بِسْمِ ٱللَّهِ ٱلرَّحْمَٰنِ ٱلرَّحِيمِ

لَهُمْ فِيهَا فَٰكِهَةٌ وَلَهُم مَّا يَدَّعُونَ ٥٧

Orada taze yemiş (ler) onların, temennî edecekleri herşey onlarındır.

– Hasan Basri Çantay

سَلَٰمٌ قَوْلًا مِّن رَّبٍّ رَّحِيمٍ ٥٨

Çok esirgeyici Rab (lerin) den bir de selâm (var) dır.

– Hasan Basri Çantay

وَٱمْتَٰزُواْ ٱلْيَوْمَ أَيُّهَا ٱلْمُجْرِمُونَ ٥٩

«Ey günahkârlar, bugün siz (bir tarafa) ayrılın»!

– Hasan Basri Çantay

أَلَمْ أَعْهَدْ إِلَيْكُمْ يَٰبَنِىٓ ءَادَمَ أَن لَّا تَعْبُدُواْ ٱلشَّيْطَٰنَۖ إِنَّهُۥ لَكُمْ عَدُوٌّ مُّبِينٌ ٦٠

(60-61) Ey Âdem oğulları, «Şeytana tapmayın. Çünkü o, sizin için (Rabbinizden) ayıran bir düşmandır, Bana ibâdet edin. işte dosdoğru yo! budur» diye size emr etmedim mi? (buyuracak).

– Hasan Basri Çantay

وَأَنِ ٱعْبُدُونِىۚ هَٰذَا صِرَٰطٌ مُّسْتَقِيمٌ ٦١

(60-61) Ey Âdem oğulları, «Şeytana tapmayın.
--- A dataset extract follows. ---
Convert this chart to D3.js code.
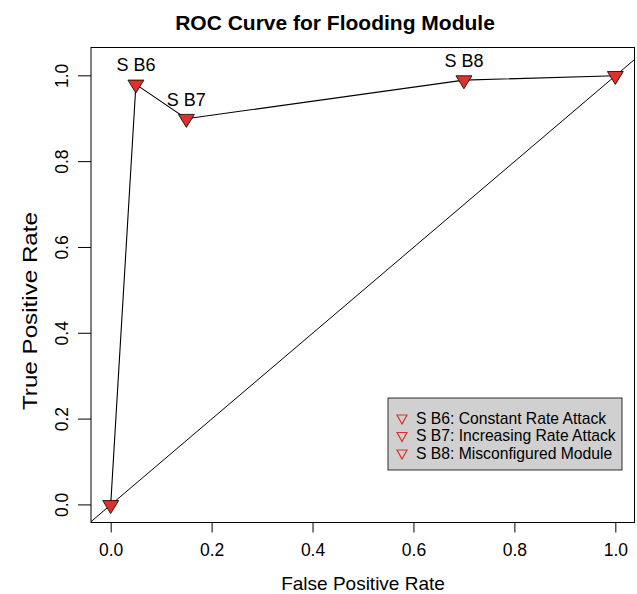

Çünkü o, sizin için (Rabbinizden) ayıran bir düşmandır, Bana ibâdet edin. işte dosdoğru yo! budur» diye size emr etmedim mi? (buyuracak).

– Hasan Basri Çantay

وَلَقَدْ أَضَلَّ مِنكُمْ جِبِلًّا كَثِيرًاۖ أَفَلَمْ تَكُونُواْ تَعْقِلُونَ ٦٢

Andolsun ki (şeytan) sizden birçok halkı sapdırmadı. O vakit neye akıl etmiyordunuz?

– Hasan Basri Çantay

هَٰذِهِۦ جَهَنَّمُ ٱلَّتِى كُنتُمْ تُوعَدُونَ ٦٣

İşte bu, (öteden beri) tehdîd edegeldiğiniz cehennemdir.

– Hasan Basri Çantay

ٱصْلَوْهَا ٱلْيَوْمَ بِمَا كُنتُمْ تَكْفُرُونَ ٦٤

Küfür (ve inkârda ısrar) edişinize mukaabil girin oraya.

– Hasan Basri Çantay

ٱلْيَوْمَ نَخْتِمُ عَلَىٰٓ أَفْوَٰهِهِمْ وَتُكَلِّمُنَآ أَيْدِيهِمْ وَتَشْهَدُ أَرْجُلُهُم بِمَا كَانُواْ يَكْسِبُونَ ٦٥

O gün ağızlarının üstüne mühür basarız. Ne irtikâb ediyor idiyseler bize elleri söyler, ayakları (ve diğer uzuvları) da şâhidlik eder.

– Hasan Basri Çantay

وَلَوْ نَشَآءُ لَطَمَسْنَا عَلَىٰٓ أَعْيُنِهِمْ فَٱسْتَبَقُواْ ٱلصِّرَٰطَ فَأَنَّىٰ يُبْصِرُونَ ٦٦

Eğer dileseydik onları gözlerinin üzerinden silme kör yapardık da yolda koşuşub (didişib) kalırlardı. Artık nasıl göreceklerdi?

– Hasan Basri Çantay

وَلَوْ نَشَآءُ لَمَسَخْنَٰهُمْ عَلَىٰ مَكَانَتِهِمْ فَمَا ٱسْتَطَٰعُواْ مُضِيًّا وَلَا يَرْجِعُونَ ٦٧

Yine dileseydik onları oldukları yerde suratlarını değişdirib bambaşka çirkin bir mâhiyyete getirirdik de ne ileri gitmiye, ne geri dönüb gelmiye güçleri yetmezdi.